-- START --

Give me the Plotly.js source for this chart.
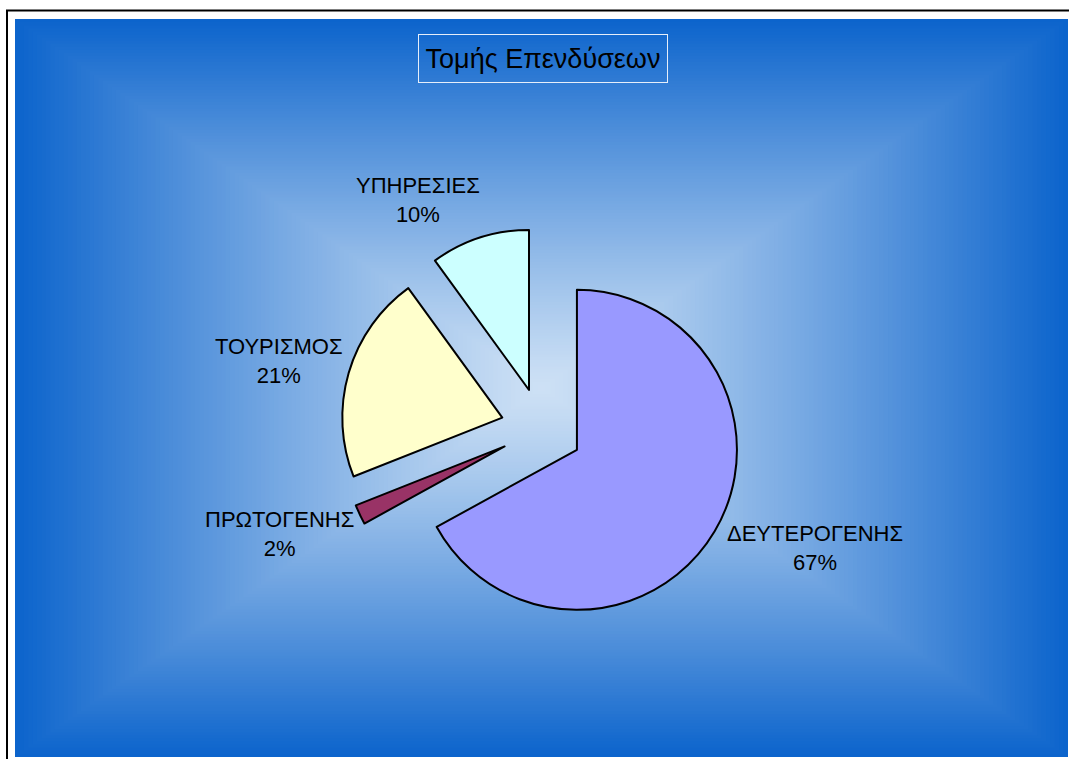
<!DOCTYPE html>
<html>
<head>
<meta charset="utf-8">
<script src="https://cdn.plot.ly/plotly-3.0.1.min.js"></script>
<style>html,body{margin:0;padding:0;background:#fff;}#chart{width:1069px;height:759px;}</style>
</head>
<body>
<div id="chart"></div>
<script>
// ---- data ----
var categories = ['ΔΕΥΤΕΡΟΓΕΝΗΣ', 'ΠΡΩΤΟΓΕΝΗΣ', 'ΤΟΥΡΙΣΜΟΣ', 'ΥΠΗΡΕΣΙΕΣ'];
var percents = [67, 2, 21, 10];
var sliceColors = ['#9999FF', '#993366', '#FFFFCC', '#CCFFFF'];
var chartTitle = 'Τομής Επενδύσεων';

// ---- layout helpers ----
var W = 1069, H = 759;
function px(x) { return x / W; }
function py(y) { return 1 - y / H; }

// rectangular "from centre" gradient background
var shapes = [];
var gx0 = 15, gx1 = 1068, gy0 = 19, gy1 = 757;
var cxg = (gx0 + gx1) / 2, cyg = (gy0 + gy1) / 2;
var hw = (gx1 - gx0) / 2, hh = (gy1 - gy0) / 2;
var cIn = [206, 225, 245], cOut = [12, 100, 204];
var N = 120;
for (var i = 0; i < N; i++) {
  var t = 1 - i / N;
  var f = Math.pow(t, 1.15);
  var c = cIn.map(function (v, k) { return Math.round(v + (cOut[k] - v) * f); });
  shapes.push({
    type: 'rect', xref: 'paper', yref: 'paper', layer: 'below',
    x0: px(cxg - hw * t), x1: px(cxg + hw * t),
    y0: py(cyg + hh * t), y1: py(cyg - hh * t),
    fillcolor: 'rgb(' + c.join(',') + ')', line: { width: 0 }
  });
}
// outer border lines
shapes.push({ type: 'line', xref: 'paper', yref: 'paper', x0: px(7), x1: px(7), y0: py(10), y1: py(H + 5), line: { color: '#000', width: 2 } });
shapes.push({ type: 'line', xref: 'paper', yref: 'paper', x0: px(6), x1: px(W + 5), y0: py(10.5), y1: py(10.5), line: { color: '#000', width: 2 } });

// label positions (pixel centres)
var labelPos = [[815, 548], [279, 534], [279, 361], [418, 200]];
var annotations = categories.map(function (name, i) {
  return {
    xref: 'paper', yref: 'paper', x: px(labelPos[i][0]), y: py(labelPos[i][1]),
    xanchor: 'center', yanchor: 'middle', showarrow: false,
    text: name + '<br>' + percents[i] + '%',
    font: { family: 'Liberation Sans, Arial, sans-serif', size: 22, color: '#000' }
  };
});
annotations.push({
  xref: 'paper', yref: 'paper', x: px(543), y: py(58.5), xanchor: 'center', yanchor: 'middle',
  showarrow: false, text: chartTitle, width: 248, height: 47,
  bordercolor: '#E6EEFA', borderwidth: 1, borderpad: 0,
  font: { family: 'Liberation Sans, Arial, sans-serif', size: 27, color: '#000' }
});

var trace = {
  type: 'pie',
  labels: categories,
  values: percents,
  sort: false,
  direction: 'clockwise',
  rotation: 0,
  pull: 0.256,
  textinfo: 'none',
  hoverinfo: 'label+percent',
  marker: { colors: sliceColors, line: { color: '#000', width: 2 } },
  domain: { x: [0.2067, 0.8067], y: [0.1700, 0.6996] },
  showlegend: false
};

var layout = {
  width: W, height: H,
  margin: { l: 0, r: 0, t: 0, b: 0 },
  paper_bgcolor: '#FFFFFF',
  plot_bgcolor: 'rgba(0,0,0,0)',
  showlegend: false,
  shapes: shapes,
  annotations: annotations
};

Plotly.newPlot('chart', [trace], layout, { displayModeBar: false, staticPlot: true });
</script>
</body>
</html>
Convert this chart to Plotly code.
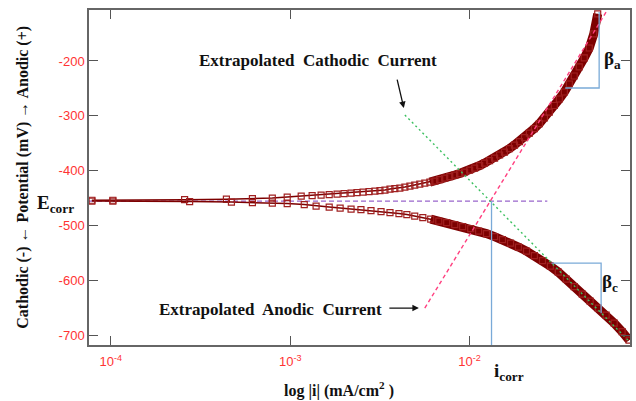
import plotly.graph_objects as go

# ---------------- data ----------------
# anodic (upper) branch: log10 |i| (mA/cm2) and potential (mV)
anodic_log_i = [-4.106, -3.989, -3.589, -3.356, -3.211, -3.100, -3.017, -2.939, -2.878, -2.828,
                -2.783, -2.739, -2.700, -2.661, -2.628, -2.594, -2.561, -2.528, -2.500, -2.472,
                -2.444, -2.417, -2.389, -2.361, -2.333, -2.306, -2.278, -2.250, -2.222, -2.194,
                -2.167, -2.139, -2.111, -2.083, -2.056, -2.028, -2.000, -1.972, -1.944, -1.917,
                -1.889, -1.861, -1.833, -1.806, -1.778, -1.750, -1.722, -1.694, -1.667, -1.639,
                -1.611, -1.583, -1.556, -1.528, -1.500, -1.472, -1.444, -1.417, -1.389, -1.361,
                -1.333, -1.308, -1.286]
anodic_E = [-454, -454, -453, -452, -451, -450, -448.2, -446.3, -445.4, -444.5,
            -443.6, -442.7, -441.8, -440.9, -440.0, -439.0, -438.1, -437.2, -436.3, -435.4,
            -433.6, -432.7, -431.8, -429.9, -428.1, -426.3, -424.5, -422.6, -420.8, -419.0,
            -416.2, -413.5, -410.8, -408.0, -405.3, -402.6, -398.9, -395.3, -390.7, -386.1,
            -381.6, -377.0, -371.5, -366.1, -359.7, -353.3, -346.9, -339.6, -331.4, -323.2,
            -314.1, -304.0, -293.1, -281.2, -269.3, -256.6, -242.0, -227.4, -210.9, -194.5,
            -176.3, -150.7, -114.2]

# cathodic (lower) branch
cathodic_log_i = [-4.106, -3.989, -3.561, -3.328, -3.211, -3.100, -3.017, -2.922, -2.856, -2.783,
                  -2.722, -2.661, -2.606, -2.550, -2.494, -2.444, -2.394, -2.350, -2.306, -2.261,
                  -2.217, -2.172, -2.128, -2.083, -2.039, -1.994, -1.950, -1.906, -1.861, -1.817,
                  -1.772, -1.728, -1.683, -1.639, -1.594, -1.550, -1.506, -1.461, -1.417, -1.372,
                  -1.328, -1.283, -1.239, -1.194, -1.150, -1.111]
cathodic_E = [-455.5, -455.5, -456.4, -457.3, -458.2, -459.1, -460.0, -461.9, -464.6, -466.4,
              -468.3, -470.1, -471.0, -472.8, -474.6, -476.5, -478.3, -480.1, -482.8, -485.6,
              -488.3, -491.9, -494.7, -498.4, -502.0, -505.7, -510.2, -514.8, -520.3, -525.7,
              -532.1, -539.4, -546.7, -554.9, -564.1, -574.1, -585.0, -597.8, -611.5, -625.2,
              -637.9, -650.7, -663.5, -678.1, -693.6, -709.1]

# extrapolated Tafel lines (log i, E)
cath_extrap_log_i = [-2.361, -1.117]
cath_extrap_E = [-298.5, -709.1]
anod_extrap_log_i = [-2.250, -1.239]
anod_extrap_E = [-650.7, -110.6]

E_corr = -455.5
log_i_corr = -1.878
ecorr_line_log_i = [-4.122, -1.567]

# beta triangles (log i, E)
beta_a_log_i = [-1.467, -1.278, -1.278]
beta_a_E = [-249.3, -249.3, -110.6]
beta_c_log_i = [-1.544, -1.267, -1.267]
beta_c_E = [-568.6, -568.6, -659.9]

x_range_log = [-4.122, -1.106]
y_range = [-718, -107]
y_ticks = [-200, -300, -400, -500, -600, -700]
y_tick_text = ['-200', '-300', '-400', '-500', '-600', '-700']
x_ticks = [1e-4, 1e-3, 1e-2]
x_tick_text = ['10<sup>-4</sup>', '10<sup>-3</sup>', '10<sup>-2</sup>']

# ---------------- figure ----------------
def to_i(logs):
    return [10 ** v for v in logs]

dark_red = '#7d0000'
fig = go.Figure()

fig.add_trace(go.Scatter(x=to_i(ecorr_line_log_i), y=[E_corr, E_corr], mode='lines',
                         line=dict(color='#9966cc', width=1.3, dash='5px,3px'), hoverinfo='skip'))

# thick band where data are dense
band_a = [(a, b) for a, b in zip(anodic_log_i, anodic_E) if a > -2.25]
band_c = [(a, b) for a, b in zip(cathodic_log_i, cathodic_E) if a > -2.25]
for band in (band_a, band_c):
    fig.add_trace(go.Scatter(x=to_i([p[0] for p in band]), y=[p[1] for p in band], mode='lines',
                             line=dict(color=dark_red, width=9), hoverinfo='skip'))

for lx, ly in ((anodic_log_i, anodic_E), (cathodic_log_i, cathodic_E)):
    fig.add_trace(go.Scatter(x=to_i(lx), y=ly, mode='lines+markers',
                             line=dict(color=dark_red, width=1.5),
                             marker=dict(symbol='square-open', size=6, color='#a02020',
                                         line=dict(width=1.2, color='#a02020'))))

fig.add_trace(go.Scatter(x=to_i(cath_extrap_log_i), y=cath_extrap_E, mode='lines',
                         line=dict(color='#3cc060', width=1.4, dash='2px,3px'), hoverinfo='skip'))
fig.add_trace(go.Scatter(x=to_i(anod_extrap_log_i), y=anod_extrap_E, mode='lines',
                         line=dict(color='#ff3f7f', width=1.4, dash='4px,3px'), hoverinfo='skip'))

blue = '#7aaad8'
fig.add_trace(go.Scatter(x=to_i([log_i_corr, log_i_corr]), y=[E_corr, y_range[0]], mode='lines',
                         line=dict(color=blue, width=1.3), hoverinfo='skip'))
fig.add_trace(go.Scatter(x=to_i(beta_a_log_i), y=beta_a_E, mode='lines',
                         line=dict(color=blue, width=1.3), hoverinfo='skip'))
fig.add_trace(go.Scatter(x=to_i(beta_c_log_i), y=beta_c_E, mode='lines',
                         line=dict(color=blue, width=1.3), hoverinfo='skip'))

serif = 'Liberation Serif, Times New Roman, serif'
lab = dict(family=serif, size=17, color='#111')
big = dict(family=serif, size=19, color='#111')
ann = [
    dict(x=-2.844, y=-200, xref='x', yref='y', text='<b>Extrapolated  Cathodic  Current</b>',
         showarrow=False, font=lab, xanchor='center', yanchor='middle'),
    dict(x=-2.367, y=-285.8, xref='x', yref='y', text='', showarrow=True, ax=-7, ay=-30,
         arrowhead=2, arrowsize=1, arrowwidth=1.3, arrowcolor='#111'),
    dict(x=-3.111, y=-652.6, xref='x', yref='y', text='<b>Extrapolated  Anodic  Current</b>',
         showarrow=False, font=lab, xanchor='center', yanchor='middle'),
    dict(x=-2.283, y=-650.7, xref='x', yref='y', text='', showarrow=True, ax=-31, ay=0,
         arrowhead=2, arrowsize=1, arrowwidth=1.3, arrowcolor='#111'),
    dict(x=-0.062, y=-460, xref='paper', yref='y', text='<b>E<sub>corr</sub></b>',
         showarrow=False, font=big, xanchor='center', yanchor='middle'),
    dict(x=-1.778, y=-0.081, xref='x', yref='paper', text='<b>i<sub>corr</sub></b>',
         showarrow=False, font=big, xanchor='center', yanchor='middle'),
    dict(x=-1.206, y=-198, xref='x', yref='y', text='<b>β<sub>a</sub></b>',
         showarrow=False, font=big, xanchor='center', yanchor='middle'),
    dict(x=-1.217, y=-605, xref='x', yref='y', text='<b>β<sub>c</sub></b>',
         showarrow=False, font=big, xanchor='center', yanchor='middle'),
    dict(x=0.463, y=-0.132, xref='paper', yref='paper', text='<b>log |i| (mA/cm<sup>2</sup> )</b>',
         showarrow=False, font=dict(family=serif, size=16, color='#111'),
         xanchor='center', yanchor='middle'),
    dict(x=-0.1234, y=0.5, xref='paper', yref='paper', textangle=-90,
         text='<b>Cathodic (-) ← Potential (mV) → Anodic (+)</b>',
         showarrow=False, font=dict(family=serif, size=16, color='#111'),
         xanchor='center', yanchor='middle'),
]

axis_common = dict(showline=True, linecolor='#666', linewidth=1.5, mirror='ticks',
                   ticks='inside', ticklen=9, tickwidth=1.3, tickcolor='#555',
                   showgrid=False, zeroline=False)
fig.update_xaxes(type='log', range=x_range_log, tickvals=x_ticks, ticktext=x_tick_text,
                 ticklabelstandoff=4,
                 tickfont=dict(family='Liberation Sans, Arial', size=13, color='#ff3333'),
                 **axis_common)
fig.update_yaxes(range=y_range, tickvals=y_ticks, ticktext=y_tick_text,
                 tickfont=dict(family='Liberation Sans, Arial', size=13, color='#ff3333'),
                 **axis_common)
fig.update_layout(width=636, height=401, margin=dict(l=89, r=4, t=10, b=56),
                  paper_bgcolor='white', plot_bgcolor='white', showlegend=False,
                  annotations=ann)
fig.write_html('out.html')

-- END --

## PROBLEM TO SOLVE
Tally the lines of the preceding listing in which the word "this" appears; state nothing but the total.

## EXPECTED OUTPUT
2